Daaaaaaaad, the computer isn't booting
By Alan Hargreaves-Oracle on Apr 06, 2009
These were the words that my 10 year old boy yelled to me on Sunday.
I'm documenting this as I tried to imagine facing this as an end user, rather than as a Solaris kernel support engineer, and shuddered
The machine he is talking about is the OpenSolaris box that I installed for them and recently upgraded to SRU4 on Friday (more on supported updates shortly).
The box (silver) had been sitting at the boot load screen (those of us old enough to remember the original Battlestar Galactica would refer to it as the cylon screen) with the disk light hard on and the disk rattling away threatening to send itself off into hyperspace. It had apparently been like this for a few hours (he lost interest and went to watch TV before thinking to tell me).
He'd tried resetting it and it didn't help.
"OK", I thought, "I've just upgraded the box, maybe there was a problem with SRU4, let's boot into the prior boot environment." Easy enough to do, just reset and select the prior environment in grub.
No dice. Same issue.
Failsafe boot? No it appears that we don't have one of those.
Right, a single user boot. I want to have a look at what is going on on the console, So we need to get rid of the graphics crud at the start.
This isn't too hard. Have a look at the options in the text boot to be sure, but all I did was hit 'e' (edit) in grub, d (delete) the splash and graphics lines, e (edit) the unix line to take out the ",Graphics... " stuff off the end of the command, hit Enter to go back a screen then hit b (boot) and watch what happens.
I didn't have to wait long.
Let me give you a little more background on this machine. It really is scrounged together. The root pool consists solely of a 4gb disc removed from an ultra 10.
The root zpool was 100% full. The disc full messages scrolled for a while.
OK, once we waited for a few minutes we got the prompt asking for a login name and password to drop us to a root single user. OK, let's go looking for where the space issue is.
zfs list' showed me that rpool/export/home was a little larger than I expected. Unfortunately, as the pool was full, I couldn't mount those. No worries, let's poke around on / to try to find something to remove to make enough space so we can mount things.
A good place to look for such space on a workstation is in /var/log, specifically the Xorg logs.
Let's remove one of those, ....
Copy on write, .... In order to unlink a file we need to write a new block for the directory entry. Oops no free blocks.

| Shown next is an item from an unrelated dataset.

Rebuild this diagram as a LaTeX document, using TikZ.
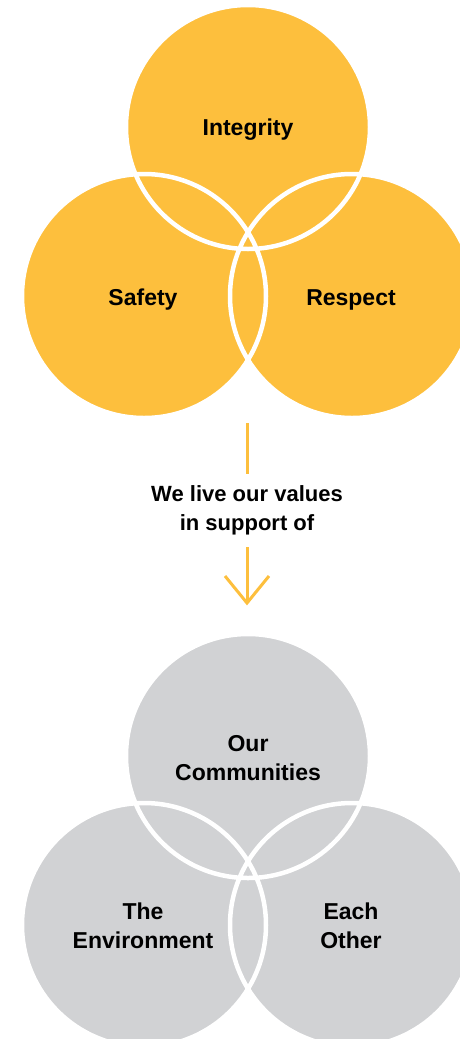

The trick is to lose the space without having to rewrite the directory entry. We need to truncate one of the logs.
# : > Xorg.0.log.old
Much better. For good measure I zapped Xorg.0.log as well.
OK, that looks much better.
Let's mount rpool/export/home and have a look.
# zfs mount rpool/export/home
Ahhh, the kids home directories each have a largish core in them. Remove those, unmount /export/home. Now, as I mounted rpool/export/home and not rpool/export, a directory got created in /export. We need to remove that or the filesystem/local service won't start correctly (it will complain about /export having stuff in it).